Credit Suisse, ING Win Licenses, But Await Vote

Two more Western banks announced Wednesday that they have received a full Russian banking license from the Russian Central Bank, only days before parliament votes on a law that may ban foreign banks from Russia.

Cornelie Goedhuis, consultant at the Moscow office of ING Bank, said that the Russian Central Bank had granted a general license for operation of one Russian subsidiary on Monday. Credit Suisse, the largest bank in Switzerland, announced it received a full banking license as well.

In response to a strong protectionist lobby from Russia's young commercial banks, parliament has approved a law that requires all these banks to renew their license by January 1994 and proposes to exclude foreign banks from most activity in Russia until 1996.

President Boris Yeltsin vetoed the law, but parliament may override him when it votes on the law again. A parliamentary banking committee spokesman said that hearings would be held on the law on Sept. 28 and the vote could take place early in October.

The Central Bank has supported the entry of foreign banks on a limited scale as a means of promoting competition in Russia's overpriced market for bank services. A recent rush of new licenses and bank openings may be an attempt to entrench foreign banks in Russia before parliament can pass its law.

Wednesday marked the first day of business for the Credit Lyonnais office, making it the second foreign bank to open a fully licensed bank in Russia. Company executives refused to comment on the opening.

Four banks BNP-Dresdner Russia, Bank of China, Societe Generale and Credit Lyonnais have already received a full license. BNP-Dresdner officially opened its St. Petersburg office last week. Bank Austria, the first foreign bank to set up shop here last year, received only a partial license that banned ruble accounts and service to private persons.

If passed, the law could reduce a full license into a more limited license, said Martin Emch, chief representative of Credit Suisse in Moscow.
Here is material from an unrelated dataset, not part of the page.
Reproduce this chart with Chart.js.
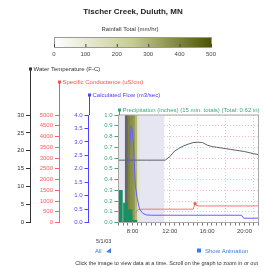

Emch said that foreign banks should try to convince parliament not to pass the law.

Both Goedhuis and Emch said they hoped to open a Moscow subsidiary in the first quarter of 1994. Emch said that the Credit Suisse bank would have a starting capital of $20 million, a staff of 35 to 50 people, and would only service foreign corporate clients before catering to Russian companies in later years.

He said his bank had already set up Over 100 correspondent accounts with Russian banks for money transfers.

ING bank expects to offer basic services such as money transfers, deposits and accounts to foreigners and Russians but will also offer trade commodity financing in Russia, already a major business for ING in Russia, Goedhuis said.